Il n’y a pas grand-chose à attendre, a priori, d’un film comme Money Monster. Le canevas bien rôdé autour d’une prise d’otage en direct ne nous épargnera rien, de l’évolution des personnages au profit d’une reconsidération des enjeux, des tensions apparemment intenables de situations en apparence inextricables, alors que l’ensemble est depuis le début cousu de fil blanc quant à sa résolution.
Jodie Foster prend tout de même son sujet au sérieux, et sait ménager une mise en scène assez efficace ; le huis clos initial exploite des situations assez intéressantes, faisant du studio une sorte de chausse trappe aux écrans et coulisses multiples, que ce soit sur le plan spatial ou sonore, grâce à la régie et son récit secondaire.

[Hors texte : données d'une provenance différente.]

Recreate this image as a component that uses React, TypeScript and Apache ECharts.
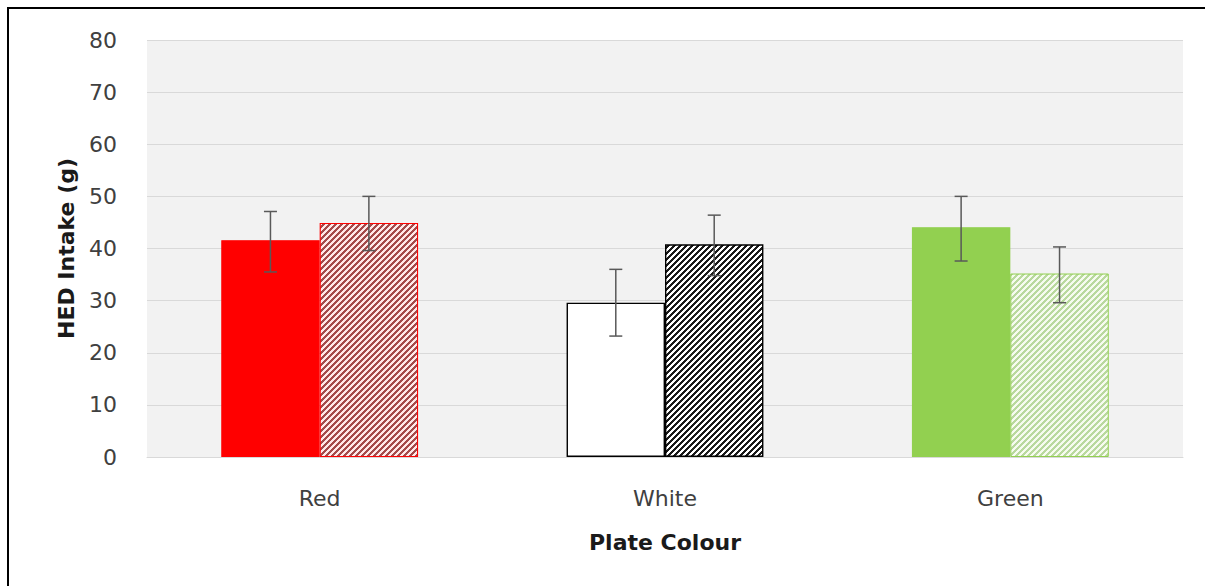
import React, { useEffect, useRef } from "react";
import * as echarts from "echarts";

const categories = ["Red", "White", "Green"];
const solidValues = [41.6, 29.6, 44.1];
const hatchedValues = [44.9, 40.8, 35.2];
const solidErrLow = [35.5, 23.2, 37.6];
const solidErrHigh = [47.1, 36.0, 50.0];
const hatchedErrLow = [39.6, 34.8, 29.6];
const hatchedErrHigh = [50.0, 46.4, 40.3];
const yTicks = [0, 10, 20, 30, 40, 50, 60, 70, 80];

const solidFill = ["#ff0000", "#ffffff", "#92d050"];
const solidBorder = ["#ff0000", "#000000", "#92d050"];
const hatchLine = ["#a54a4a", "#1a1a1a", "#b9d99e"];
const hatchFill = ["#ffe8e8", "#ffffff", "#f6fbef"];
const hatchBorder = ["#ff0000", "#000000", "#92d050"];
const hatchWidth = [1.1, 1.4, 1.0];

const CAT_GAP = 0.43;
const FONT = "DejaVu Sans";

function makeHatch(line: string, bg: string) {
  const P = 6;
  const c = document.createElement("canvas");
  c.width = P;
  c.height = P;
  const ctx = c.getContext("2d")!;
  ctx.fillStyle = bg;
  ctx.fillRect(0, 0, P, P);
  for (let y = 0; y < P; y++) {
    for (let x = 0; x < P; x++) {
      const k = (x + y) % P;
      if (k < 3) {
        ctx.fillStyle = line;
        ctx.fillRect(x, y, 1, 1);
      }
    }
  }
  return c;
}

export default function App() {
  const ref = useRef<HTMLDivElement>(null);
  useEffect(() => {
    document.body.style.margin = "0";
    const chart = echarts.init(ref.current!, undefined, { renderer: "svg" });
    const errSeries = (low: number[], high: number[], side: number) => ({
      type: "custom",
      z: 10,
      data: categories.map((_, i) => [i, low[i], high[i]]),
      encode: { x: 0, y: [1, 2] },
      renderItem: (params: any, api: any) => {
        const cat = api.value(0);
        const band = api.size([1, 0])[0];
        const bw = (band * (1 - CAT_GAP)) / 2;
        const x = api.coord([cat, 0])[0] + (side * bw) / 2;
        const yLo = api.coord([cat, api.value(1)])[1];
        const yHi = api.coord([cat, api.value(2)])[1];
        const cap = 6.5;
        const style = { stroke: "#595959", lineWidth: 1.5 };
        return {
          type: "group",
          children: [
            { type: "line", shape: { x1: x, y1: yLo, x2: x, y2: yHi }, style },
            { type: "line", shape: { x1: x - cap, y1: yHi, x2: x + cap, y2: yHi }, style },
            { type: "line", shape: { x1: x - cap, y1: yLo, x2: x + cap, y2: yLo }, style },
          ],
        };
      },
    });
    chart.setOption({
      animation: false,
      backgroundColor: "#ffffff",
      grid: {
        left: 147,
        right: 22,
        top: 40,
        bottom: 129,
        show: true,
        backgroundColor: "#f2f2f2",
        borderWidth: 0,
      },
      graphic: [
        {
          type: "polyline",
          shape: { points: [[8, 900], [8, 8], [1500, 8]] },
          style: { fill: "none", stroke: "#000000", lineWidth: 2 },
          z: 100,
        },
      ],
      xAxis: {
        type: "category",
        data: categories,
        name: "Plate Colour",
        nameLocation: "middle",
        nameGap: 74,
        nameTextStyle: { fontFamily: FONT, fontSize: 22, fontWeight: "bold", color: "#1a1a1a" },
        axisLine: { show: true, lineStyle: { color: "#d9d9d9", width: 1 } },
        axisTick: { show: false },
        axisLabel: { fontFamily: FONT, fontSize: 22, color: "#404040", margin: 30 },
      },
      yAxis: {
        type: "value",
        min: yTicks[0],
        max: yTicks[yTicks.length - 1],
        interval: 10,
        name: "HED Intake (g)",
        nameLocation: "middle",
        nameGap: 70,
        nameTextStyle: { fontFamily: FONT, fontSize: 22, fontWeight: "bold", color: "#1a1a1a" },
        axisLine: { show: false },
        axisTick: { show: false },
        axisLabel: { fontFamily: FONT, fontSize: 22, color: "#404040", margin: 30 },
        splitLine: { show: true, lineStyle: { color: "#d9d9d9", width: 1 } },
      },
      series: [
        {
          type: "bar",
          barGap: "0%",
          barCategoryGap: CAT_GAP * 100 + "%",
          data: solidValues.map((v, i) => ({
            value: v,
            itemStyle: { color: solidFill[i], borderColor: solidBorder[i], borderWidth: 1.4 },
          })),
        },
        {
          type: "bar",
          barGap: "0%",
          barCategoryGap: CAT_GAP * 100 + "%",
          data: hatchedValues.map((v, i) => ({
            value: v,
            itemStyle: {
              color: { image: makeHatch(hatchLine[i], hatchFill[i]), repeat: "repeat" },
              borderColor: hatchBorder[i],
              borderWidth: hatchWidth[i],
            },
          })),
        },
        errSeries(solidErrLow, solidErrHigh, -1),
        errSeries(hatchedErrLow, hatchedErrHigh, 1),
      ],
    });
    return () => chart.dispose();
  }, []);
  return <div ref={ref} style={{ width: 1205, height: 586 }} />;
}
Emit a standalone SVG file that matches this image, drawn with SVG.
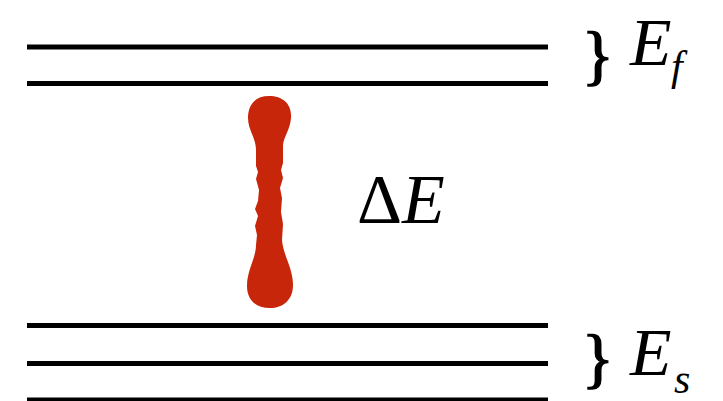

La suite, beaucoup plus improbable, s’attache à faire sortir l’image de la boite dans les deux sens du terme : vers la rue, dans les lieux lourdement symboliques de la Bourse, et en convoquant toutes les images à charge contre le méchant de circonstance, dont l’histoire entière repose sur des éléments beaucoup trop bancals (justifier un crack par un bug, il fallait oser).
Ce qui sauve le film de la banalité la plus affligeante tient finalement à peu de chose : un discours, tout d’abord, dont le cynisme discret infuse l’ambiance générale, et qui fait de la vulgarité de l’émission, de la médiocrité du personnage de Clooney le miroir assez fidèle de la société à laquelle il s’adresse. La façon dont la foule se précipite pour assister au fait divers, les désirs d’explosion de celles-ci, le jeu un brin pervers de la réalisatrice Julia Roberts pour toujours bien cadrer le criminel rappellent régulièrement à quel point le fonds de commerce des jeux romains est toujours en vigueur. En témoigne aussi la versatilité du public qui reprend sa partie de baby-foot une fois le show terminé.
Ce regard acide génère deux scènes fondées sur un twist qui fonctionne particulièrement bien : la première, qui voit le boursicoteur/animateur appeler ses auditeurs à acheter des actions pour sauver sa vie, reprenant le dessus et porté par une mise en scène qui semble en tout point le rendre héroïque, avant un retour de bâton plutôt revigorant. La seconde, dans la sempiternelle venue de la petite amie enceinte du preneur d’otage, et dont l’intervention va déjouer toutes les attentes.
L’intérêt de ces scènes consiste surtout à prendre ses distances avec tous les camps : des élites cyniques qui exploitent le système aux décérébrés qui gobent encore et toujours les martingales qu’on leur fait miroiter.
Malheureusement, ce traitement assez proche d’un Costa Gavras fait long feu dans des développements de l’intrigue où le show et la scénarisation dénoncés prennent justement le pas sur un discours plus ambitieux ou ambigu.
Le film en reste donc plutôt mineur, tout en ayant le mérite d’avoir su exciter à quelques endroit la sensibilité d’un spectateur qui n’apprécie rien tant que de ne pas être traité comme ses innombrables semblables.